## EXERCISE BRIEF
Below, find the line containing "Convert this chart to matplotlib code." and the line containing "ax.axis('off')"; reproduce exactly those two and every line between them, omitting pictures.

## SUPPLIED RECORDS
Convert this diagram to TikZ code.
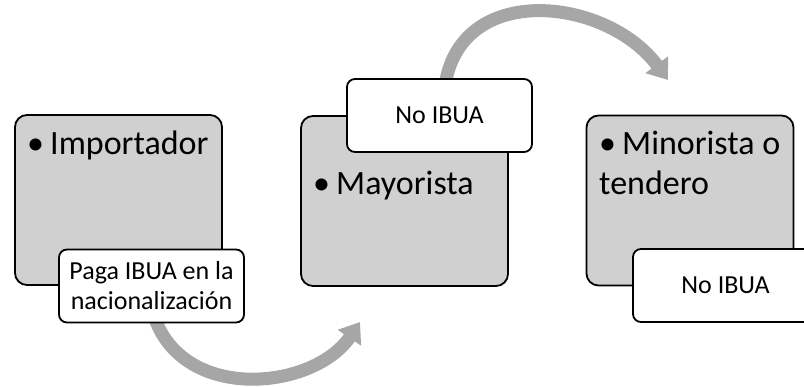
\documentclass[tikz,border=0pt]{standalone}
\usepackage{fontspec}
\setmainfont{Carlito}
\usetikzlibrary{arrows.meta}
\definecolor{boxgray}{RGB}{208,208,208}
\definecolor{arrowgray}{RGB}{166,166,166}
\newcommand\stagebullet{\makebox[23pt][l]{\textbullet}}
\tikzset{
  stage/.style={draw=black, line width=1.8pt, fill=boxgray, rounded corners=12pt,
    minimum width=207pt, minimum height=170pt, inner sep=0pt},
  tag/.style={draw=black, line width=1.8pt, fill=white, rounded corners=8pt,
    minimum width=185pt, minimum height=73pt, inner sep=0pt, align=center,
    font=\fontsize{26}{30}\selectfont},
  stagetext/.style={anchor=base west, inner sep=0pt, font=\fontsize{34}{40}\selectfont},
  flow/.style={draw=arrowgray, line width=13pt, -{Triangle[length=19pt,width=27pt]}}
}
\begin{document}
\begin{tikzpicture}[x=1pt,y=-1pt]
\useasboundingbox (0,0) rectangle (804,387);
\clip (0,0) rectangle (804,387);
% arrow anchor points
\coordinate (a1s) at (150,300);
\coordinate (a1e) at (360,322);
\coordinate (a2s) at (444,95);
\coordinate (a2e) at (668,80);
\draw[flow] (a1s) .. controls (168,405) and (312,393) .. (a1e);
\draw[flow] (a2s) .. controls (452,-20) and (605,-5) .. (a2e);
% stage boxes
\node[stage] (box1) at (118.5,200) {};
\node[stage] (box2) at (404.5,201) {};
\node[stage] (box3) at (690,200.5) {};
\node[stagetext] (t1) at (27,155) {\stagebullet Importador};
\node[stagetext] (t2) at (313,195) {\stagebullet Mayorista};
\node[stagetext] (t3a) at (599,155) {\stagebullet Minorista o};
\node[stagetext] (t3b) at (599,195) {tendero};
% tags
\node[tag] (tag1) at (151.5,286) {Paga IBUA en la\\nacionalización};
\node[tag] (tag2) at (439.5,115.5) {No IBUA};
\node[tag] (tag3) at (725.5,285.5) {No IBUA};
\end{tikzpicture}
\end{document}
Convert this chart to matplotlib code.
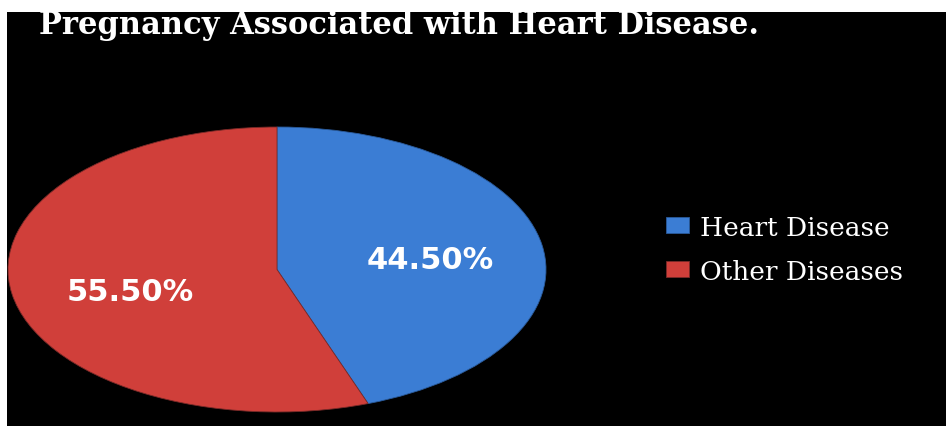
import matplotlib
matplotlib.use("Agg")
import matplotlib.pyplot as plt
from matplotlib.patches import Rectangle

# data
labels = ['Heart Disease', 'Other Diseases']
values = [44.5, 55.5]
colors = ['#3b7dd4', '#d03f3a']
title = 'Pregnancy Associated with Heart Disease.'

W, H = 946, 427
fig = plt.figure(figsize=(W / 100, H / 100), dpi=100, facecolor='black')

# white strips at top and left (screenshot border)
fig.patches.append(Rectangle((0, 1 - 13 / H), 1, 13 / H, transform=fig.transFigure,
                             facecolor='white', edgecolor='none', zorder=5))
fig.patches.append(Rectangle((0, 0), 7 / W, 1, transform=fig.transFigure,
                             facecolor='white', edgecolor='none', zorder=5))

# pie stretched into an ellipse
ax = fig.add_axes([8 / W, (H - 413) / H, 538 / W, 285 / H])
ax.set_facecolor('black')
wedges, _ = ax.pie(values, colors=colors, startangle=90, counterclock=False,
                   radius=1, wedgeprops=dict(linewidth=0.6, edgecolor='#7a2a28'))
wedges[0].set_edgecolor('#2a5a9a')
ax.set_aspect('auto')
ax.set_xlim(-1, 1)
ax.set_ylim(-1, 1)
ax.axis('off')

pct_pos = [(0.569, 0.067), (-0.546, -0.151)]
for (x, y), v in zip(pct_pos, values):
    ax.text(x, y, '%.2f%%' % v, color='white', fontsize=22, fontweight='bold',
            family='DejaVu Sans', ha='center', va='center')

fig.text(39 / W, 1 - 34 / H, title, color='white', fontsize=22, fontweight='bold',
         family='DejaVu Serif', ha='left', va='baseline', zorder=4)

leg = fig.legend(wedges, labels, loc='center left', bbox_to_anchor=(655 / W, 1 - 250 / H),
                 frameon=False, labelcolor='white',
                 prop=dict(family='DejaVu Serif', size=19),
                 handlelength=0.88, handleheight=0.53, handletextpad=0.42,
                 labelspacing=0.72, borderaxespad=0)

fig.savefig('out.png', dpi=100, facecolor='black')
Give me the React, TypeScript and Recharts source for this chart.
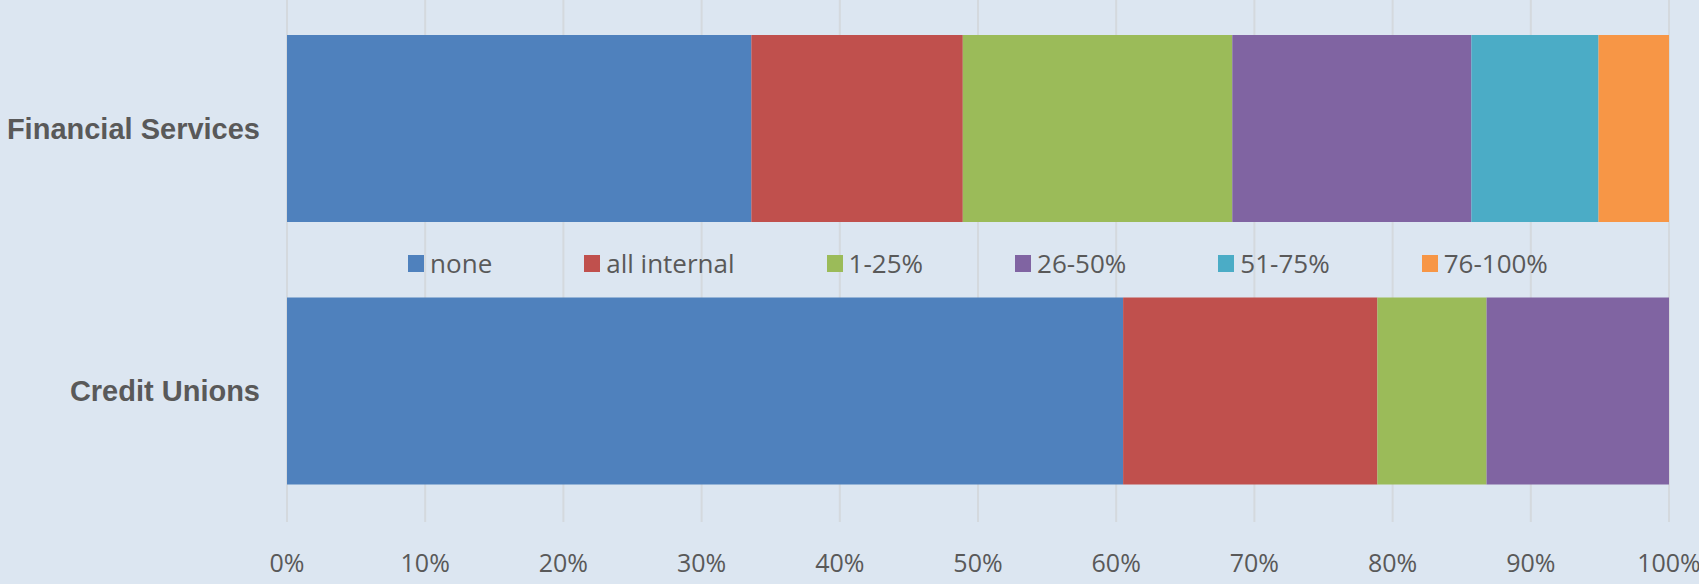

## WRITTEN SOLUTION
Convert this chart to matplotlib code.
import matplotlib
matplotlib.use("Agg")
import matplotlib.pyplot as plt
from matplotlib.patches import Rectangle

# data
labels = ['Heart Disease', 'Other Diseases']
values = [44.5, 55.5]
colors = ['#3b7dd4', '#d03f3a']
title = 'Pregnancy Associated with Heart Disease.'

W, H = 946, 427
fig = plt.figure(figsize=(W / 100, H / 100), dpi=100, facecolor='black')

# white strips at top and left (screenshot border)
fig.patches.append(Rectangle((0, 1 - 13 / H), 1, 13 / H, transform=fig.transFigure,
                             facecolor='white', edgecolor='none', zorder=5))
fig.patches.append(Rectangle((0, 0), 7 / W, 1, transform=fig.transFigure,
                             facecolor='white', edgecolor='none', zorder=5))

# pie stretched into an ellipse
ax = fig.add_axes([8 / W, (H - 413) / H, 538 / W, 285 / H])
ax.set_facecolor('black')
wedges, _ = ax.pie(values, colors=colors, startangle=90, counterclock=False,
                   radius=1, wedgeprops=dict(linewidth=0.6, edgecolor='#7a2a28'))
wedges[0].set_edgecolor('#2a5a9a')
ax.set_aspect('auto')
ax.set_xlim(-1, 1)
ax.set_ylim(-1, 1)
ax.axis('off')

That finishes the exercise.